Regents Of The University Of Michigan - Ann Arbor, Ann Arbor MI

Investigators

Abstract

As users increasingly depend on distributed systems to provide various services, it is critical to ensure that these systems function properly. However, software bugs and hardware faults can cause production distributed systems to violate semantic guarantees without demonstrating any explicit errors. These "silent failures" can have serious consequences and are difficult to detect using existing methods. One promising approach to this problem involves continuous verification of system behavior using runtime checkers that can detect semantic violations. Unfortunately, few production distributed systems have adopted runtime verification due to the associated difficulty and cost of creating robust and efficient checkers. This project aims to bridge this fundamental gap by designing new, end-to-end methods that automatically synthesize high-quality semantic checkers for modern distributed systems. The project will result in a framework that leverages the many existing tests developers have already written for particular system inputs by analyzing the test code and generating semantic checkers that perform correctly under new inputs.

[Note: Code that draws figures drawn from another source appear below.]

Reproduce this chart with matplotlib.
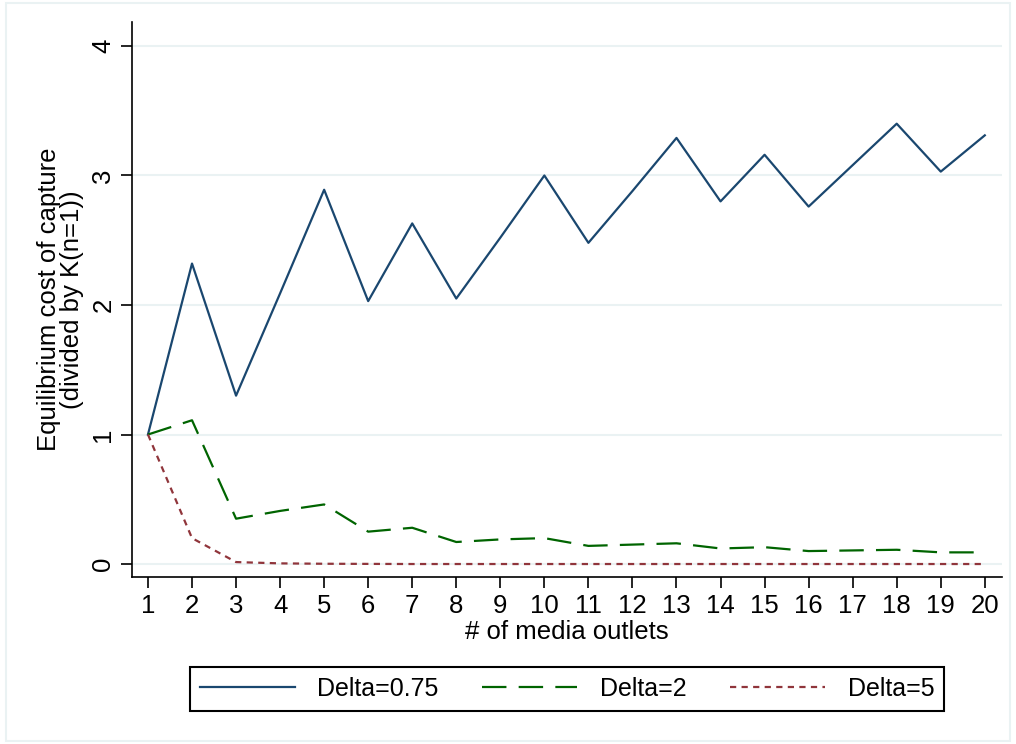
import matplotlib
matplotlib.use("Agg")
import matplotlib.pyplot as plt
from matplotlib.patches import Rectangle

plt.rcParams['font.family'] = ['Liberation Sans', 'DejaVu Sans']

outlets = list(range(1, 21))
delta_075 = [1.00, 2.32, 1.30, 2.09, 2.89, 2.03, 2.63, 2.05, 2.52, 3.00,
             2.48, 2.88, 3.29, 2.80, 3.16, 2.76, 3.08, 3.40, 3.03, 3.31]
delta_2 = [1.00, 1.11, 0.35, 0.41, 0.46, 0.25, 0.28, 0.17, 0.19, 0.20,
           0.14, 0.15, 0.16, 0.12, 0.13, 0.10, 0.105, 0.11, 0.09, 0.09]
delta_5 = [1.00, 0.20, 0.015, 0.005, 0.002, 0.001, 0.0, 0.0, 0.0, 0.0,
           0.0, 0.0, 0.0, 0.0, 0.0, 0.0, 0.0, 0.0, 0.0, 0.0]
labels = ["Delta=0.75", "Delta=2", "Delta=5"]
yticks = [0, 1, 2, 3, 4]

fig = plt.figure(figsize=(10.16, 7.44), dpi=100)
fig.patches.append(Rectangle((0.006, 0.004), 0.988, 0.992, transform=fig.transFigure,
                             fill=False, edgecolor='#eaf2f3', linewidth=1.5))
ax = fig.add_axes([0.1299, 0.2245, 0.8563, 0.7459])

for y in yticks:
    ax.axhline(y, color='#eaf2f3', linewidth=1.5, zorder=0)

ax.plot(outlets, delta_075, color='#1a476f', linewidth=1.6, label=labels[0])
ax.plot(outlets, delta_2, color='#006400', linewidth=1.6, dashes=(11, 5.5), label=labels[1])
ax.plot(outlets, delta_5, color='#90353b', linewidth=1.6, dashes=(2.8, 2.4), label=labels[2])

ax.set_xlim(0.637, 20.39)
ax.set_ylim(-0.10, 4.185)
ax.set_xticks(outlets)
ax.set_yticks(yticks)
ax.spines['top'].set_visible(False)
ax.spines['right'].set_visible(False)
for s in ('left', 'bottom'):
    ax.spines[s].set_linewidth(1.2)
ax.tick_params(axis='both', direction='out', length=8, width=1.2, labelsize=18.5, pad=4)
for lab in ax.get_yticklabels():
    lab.set_rotation(90)
    lab.set_va('center')
ax.set_xlabel("# of media outlets", fontsize=18.5, labelpad=2)
ax.set_ylabel("Equilibrium cost of capture\n(divided by K(n=1))", fontsize=18.5,
              labelpad=5, linespacing=0.95)

leg = fig.legend(loc='center', bbox_to_anchor=(0.558, 0.074), ncol=3, fontsize=18,
                 frameon=True, fancybox=False, edgecolor='black', framealpha=1,
                 handlelength=3.8, columnspacing=1.75, handletextpad=0.9,
                 borderpad=0.4, borderaxespad=0)
leg.get_frame().set_linewidth(1.5)

fig.savefig("out.png", dpi=100, facecolor='white')
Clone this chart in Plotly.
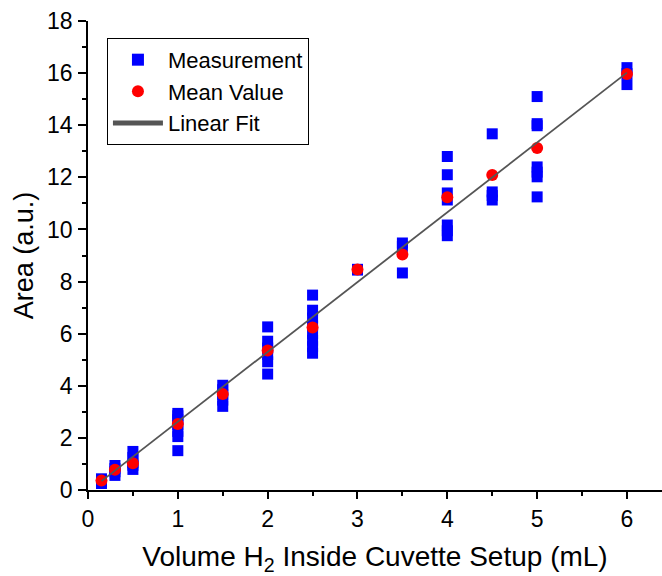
import plotly.graph_objects as go
import numpy as np

# Individual measurements (volume mL, area a.u.)
meas_volume = (
    [0.15] * 4 + [0.3] * 4 + [0.5] * 5 + [1.0] * 7 + [1.5] * 5 + [2.0] * 6
    + [2.5] * 8 + [3.0] * 2 + [3.5] * 3 + [4.0] * 7 + [4.5] * 4 + [5.0] * 7 + [6.0] * 3
)
meas_area = (
    [0.25, 0.32, 0.38, 0.43]
    + [0.56, 0.70, 0.82, 0.94]
    + [0.79, 0.95, 1.05, 1.25, 1.48]
    + [1.51, 2.05, 2.25, 2.50, 2.70, 2.85, 2.94]
    + [3.21, 3.45, 3.65, 3.85, 4.02]
    + [4.45, 4.92, 5.20, 5.45, 5.71, 6.26]
    + [5.25, 5.50, 5.75, 6.00, 6.30, 6.60, 6.90, 7.48]
    + [8.44, 8.47]
    + [8.33, 9.35, 9.48]
    + [9.76, 9.95, 10.17, 11.13, 11.40, 12.10, 12.80]
    + [11.13, 11.30, 11.44, 13.67]
    + [11.25, 12.02, 12.20, 12.40, 13.98, 14.06, 15.10]
    + [15.56, 15.98, 16.21]
)

# Mean values
mean_volume = [0.15, 0.3, 0.5, 1.0, 1.5, 2.0, 2.5, 3.0, 3.5, 4.0, 4.5, 5.0, 6.0]
mean_area = [0.36, 0.78, 1.03, 2.53, 3.68, 5.35, 6.24, 8.46, 9.04, 11.24, 12.09, 13.13, 15.97]

# Linear fit parameters
fit_slope = 2.68
fit_intercept = -0.06
fit_volume = np.array([0.15, 6.0])
fit_area = fit_intercept + fit_slope * fit_volume

FONT = "Arial, Liberation Sans, sans-serif"

fig = go.Figure()
fig.add_trace(go.Scatter(
    x=meas_volume, y=meas_area, mode="markers", name="Measurement",
    marker=dict(symbol="square", size=11, color="#0000FF", line=dict(width=0)),
))
fig.add_trace(go.Scatter(
    x=mean_volume, y=mean_area, mode="markers", name="Mean Value",
    marker=dict(symbol="circle", size=12, color="#FF0000", line=dict(width=0)),
))
fig.add_trace(go.Scatter(
    x=fit_volume, y=fit_area, mode="lines", name="Linear Fit",
    line=dict(color="#555555", width=1.8),
))

xr = [0, 6.39]
fig.update_layout(
    width=662, height=576,
    margin=dict(l=88, r=0, t=21, b=86),
    paper_bgcolor="white", plot_bgcolor="white",
    font=dict(family=FONT, color="black"),
    showlegend=True,
    legend=dict(
        x=0.033, y=0.964, xanchor="left", yanchor="top",
        bgcolor="white", bordercolor="black", borderwidth=1,
        font=dict(size=22, family=FONT, color="black"),
        itemsizing="constant", itemwidth=50,
    ),
    xaxis=dict(
        range=xr, showgrid=False, zeroline=False,
        showline=True, linecolor="black", linewidth=1.5,
        ticks="outside", ticklen=7, tickwidth=1.5, tickcolor="black",
        tick0=0, dtick=1, ticklabelstandoff=1,
        tickfont=dict(size=23, family=FONT, color="black"),
        minor=dict(ticks="outside", ticklen=4, tickwidth=1.5, dtick=0.5, tickcolor="black", showgrid=False),
        title=dict(text="Volume H<sub>2</sub> Inside Cuvette Setup (mL)",
                   font=dict(size=28, family=FONT, color="black"), standoff=16),
        automargin=False,
    ),
    xaxis2=dict(
        range=xr, overlaying="x", side="top", showgrid=False, zeroline=False,
        showline=True, linecolor="black", linewidth=1.5,
        ticks="inside", ticklen=8, tickwidth=1.5, tickcolor="black",
        tick0=0, dtick=1, showticklabels=False,
        minor=dict(ticks="inside", ticklen=4, tickwidth=1.5, dtick=0.5, tickcolor="black", showgrid=False),
    ),
    yaxis=dict(
        range=[0, 18], showgrid=False, zeroline=False,
        showline=True, linecolor="black", linewidth=1.5,
        ticks="outside", ticklen=8, tickwidth=1.5, tickcolor="black",
        tick0=0, dtick=2, ticklabelstandoff=1,
        tickfont=dict(size=23, family=FONT, color="black"),
        minor=dict(ticks="outside", ticklen=4, tickwidth=1.5, dtick=1, tickcolor="black", showgrid=False),
        title=dict(text="Area (a.u.)", font=dict(size=27, family=FONT, color="black"), standoff=6),
        automargin=False,
    ),
)

fig.write_html("out.html", config={"displayModeBar": False},
               post_script="document.body.style.margin='0';")
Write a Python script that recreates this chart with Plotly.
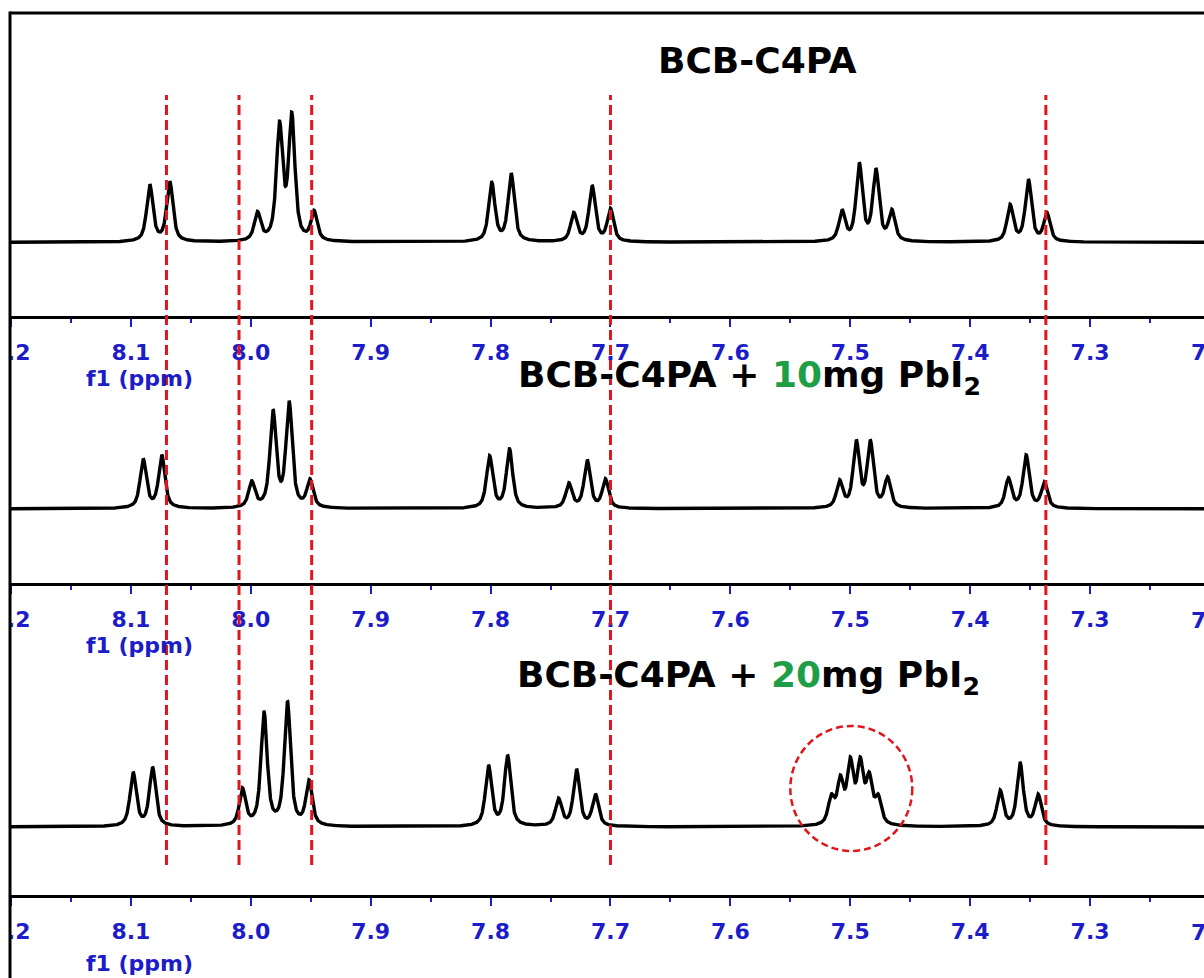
import numpy as np
import plotly.graph_objects as go

# ---------------- data ----------------
# peak positions (ppm) and apparent peak intensities (a.u.) for each spectrum
ppm_pure = [8.0842, 8.0675, 7.9944, 7.9760, 7.9658, 7.9472, 7.7990, 7.7828,
            7.7306, 7.7153, 7.7000, 7.5069, 7.4925, 7.4786, 7.4653, 7.3667,
            7.3514, 7.3360]
int_pure = [58, 61, 31, 121, 130, 32, 60, 69, 30, 57, 34, 33, 80, 74, 33,
            38, 63, 30]

ppm_10 = [8.0897, 8.0742, 7.9992, 7.9814, 7.9680, 7.9506, 7.8008, 7.7842,
          7.7347, 7.7194, 7.7042, 7.5089, 7.4950, 7.4833, 7.4689, 7.3681,
          7.3533, 7.3381]
int_10 = [50, 54, 28, 99, 108, 30, 53, 60, 26, 49, 30, 29, 69, 69, 32,
          31, 54, 27]

ppm_20 = [8.0981, 8.0819, 8.0069, 7.9889, 7.9694, 7.9514, 7.8017, 7.7858,
          7.7433, 7.7283, 7.7125, 7.5158, 7.5083, 7.5000, 7.4917, 7.4842,
          7.4767, 7.3750, 7.3583, 7.3433]
int_20 = [55, 60, 39, 115, 126, 47, 62, 72, 29, 58, 33, 33, 52, 70, 70,
          55, 33, 37, 64, 33]

# reference shifts marked by red dashed lines (ppm)
ref_lines_ppm = [8.0703, 8.0098, 7.9492, 7.7000, 7.3369]

tick_vals = [8.2, 8.1, 8.0, 7.9, 7.8, 7.7, 7.6, 7.5, 7.4, 7.3]
tick_text = ["8.2", "8.1", "8.0", "7.9", "7.8", "7.7", "7.6", "7.5", "7.4", "7.3"]
edge_tick_text = "7.2"  # last tick, only partly visible at the right edge

titles = ["BCB-C4PA",
          "BCB-C4PA + <span style='color:#1f9e48'>10</span>mg PbI<sub>2</sub>",
          "BCB-C4PA + <span style='color:#1f9e48'>20</span>mg PbI<sub>2</sub>"]
axis_title = "f1 (ppm)"

# ---------------- line shapes (pseudo-Voigt) ----------------
HWHM = 0.0031
ETA = 0.7
x = np.linspace(8.21, 7.2, 6001)


def shape(d):
    r = (d / HWHM) ** 2
    return ETA / (1 + r) + (1 - ETA) * np.exp(-np.log(2) * r)


def spectrum(pos, hts):
    pos = np.asarray(pos, float)
    hts = np.asarray(hts, float)
    A = shape(pos[:, None] - pos[None, :])
    amp = np.clip(np.linalg.solve(A, hts), 0, None)
    return (amp[None, :] * shape(x[:, None] - pos[None, :])).sum(axis=1)


spectra = [spectrum(ppm_pure, int_pure), spectrum(ppm_10, int_10), spectrum(ppm_20, int_20)]

# ---------------- figure ----------------
W, H = 1204, 978
ML, MT, MB = 10, 13, 83
PH = H - MT - MB  # plot height (882)
PW = W - ML


def py(pix):  # page pixel y -> paper y
    return (H - MB - pix) / PH


def px(pix):
    return (pix - ML) / PW


BLUE = "#1c1cc8"
RED = "#e0161c"
FONT = "DejaVu Sans"

fig = go.Figure()
axes = [("x", "y"), ("x2", "y2"), ("x3", "y3")]
for (xa, ya), s in zip(axes, spectra):
    fig.add_trace(go.Scatter(x=x, y=s, xaxis=xa, yaxis=ya, mode="lines",
                             line=dict(color="black", width=3.4),
                             hoverinfo="skip", showlegend=False))

axis_px = [315.5, 583, 895]
y_domains = [[py(315.5), 1.0], [py(583), py(315.5)], [0.0, py(583)]]
y_ranges = [[-73, 229], [-74, 193], [-68, 244]]

x_common = dict(range=[8.2008, 7.205], showline=True, linecolor="black", linewidth=3,
                ticks="outside", ticklen=8, tickwidth=2, tickcolor=BLUE,
                tickmode="array", tickvals=tick_vals, ticktext=tick_text,
                tickfont=dict(family=FONT, size=22, color=BLUE, weight="bold"),
                ticklabelstandoff=7, ticklabeloverflow="allow", automargin=False,
                minor=dict(ticks="outside", ticklen=4, tickwidth=2, tickcolor=BLUE,
                           dtick=0.05, tick0=7.25, showgrid=False),
                showgrid=False, zeroline=False, fixedrange=True)

layout = dict(width=W, height=H, margin=dict(l=ML, r=0, t=MT, b=MB, pad=0, autoexpand=False),
              paper_bgcolor="white", plot_bgcolor="white", showlegend=False)
for i, ((xa, ya), dom, rng) in enumerate(zip(axes, y_domains, y_ranges)):
    kx = "xaxis" if i == 0 else f"xaxis{i+1}"
    ky = "yaxis" if i == 0 else f"yaxis{i+1}"
    layout[kx] = dict(x_common, domain=[0, 1], anchor=ya)
    layout[ky] = dict(domain=dom, range=rng, visible=False, anchor=xa, fixedrange=True,
                      automargin=False)
fig.update_layout(**layout)

shapes = []
# white cover left of frame, then frame lines
shapes.append(dict(type="rect", xref="paper", yref="paper", x0=-0.02, x1=0,
                   y0=-0.2, y1=1.1, fillcolor="white", line=dict(width=0), layer="above"))
shapes.append(dict(type="line", xref="paper", yref="paper", x0=0, x1=0,
                   y0=py(H + 5), y1=1.0 + 1.5 / PH, line=dict(color="black", width=3), layer="above"))
shapes.append(dict(type="line", xref="paper", yref="paper", x0=0, x1=1.01,
                   y0=1, y1=1, line=dict(color="black", width=3), layer="above"))
# red dashed reference lines
for v in ref_lines_ppm:
    shapes.append(dict(type="line", xref="x", yref="paper", x0=v, x1=v,
                       y0=py(865), y1=py(95),
                       line=dict(color=RED, width=3, dash="10px,5px"), layer="above"))
# dashed circle around the 7.50 multiplet
shapes.append(dict(type="circle", xref="x3", yref="y3", x0=7.550, x1=7.4483,
                   y0=-24, y1=101, line=dict(color=RED, width=2.5, dash="7px,4px"),
                   layer="above"))
fig.update_layout(shapes=shapes)

ann = []
title_pos = [(757, 61), (750, 377), (748, 677)]
for t, (tx, ty) in zip(titles, title_pos):
    ann.append(dict(text=t, xref="paper", yref="paper", x=px(tx), y=py(ty),
                    xanchor="center", yanchor="middle", showarrow=False,
                    font=dict(family=FONT, size=36, color="black", weight="bold")))
for ly in [378, 645, 963]:
    ann.append(dict(text=axis_title, xref="paper", yref="paper", x=px(139), y=py(ly),
                    xanchor="center", yanchor="middle", showarrow=False,
                    font=dict(family=FONT, size=22, color=BLUE, weight="bold")))
for ap in axis_px:
    ann.append(dict(text=edge_tick_text, xref="paper", yref="paper", x=px(1210),
                    y=py(ap + 37), xanchor="center", yanchor="middle", showarrow=False,
                    font=dict(family=FONT, size=22, color=BLUE, weight="bold")))
fig.update_layout(annotations=ann)

fig.write_html("out.html")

The project will further establish a new language and corresponding runtime verifier to generate more expressive and efficient checkers and to refine the checkers as the system evolves. Distributed systems are the backbone of vital services in our society. Silent failures have led to significant losses and disruptions. This project will make large-scale distributed systems resilient to silent semantic failures and reduce their impact on users and society. Furthermore, it will increase awareness and understanding of runtime verification for distributed systems and provide practical toolchains that facilitate its widespread adoption. The project includes education and outreach activities that include student mentoring, curriculum development, release of software (and related) artifacts, and dissemination of results through a variety of academic and industry venues. This award reflects NSF's statutory mission and has been deemed worthy of support through evaluation using the Foundation's intellectual merit and broader impacts review criteria.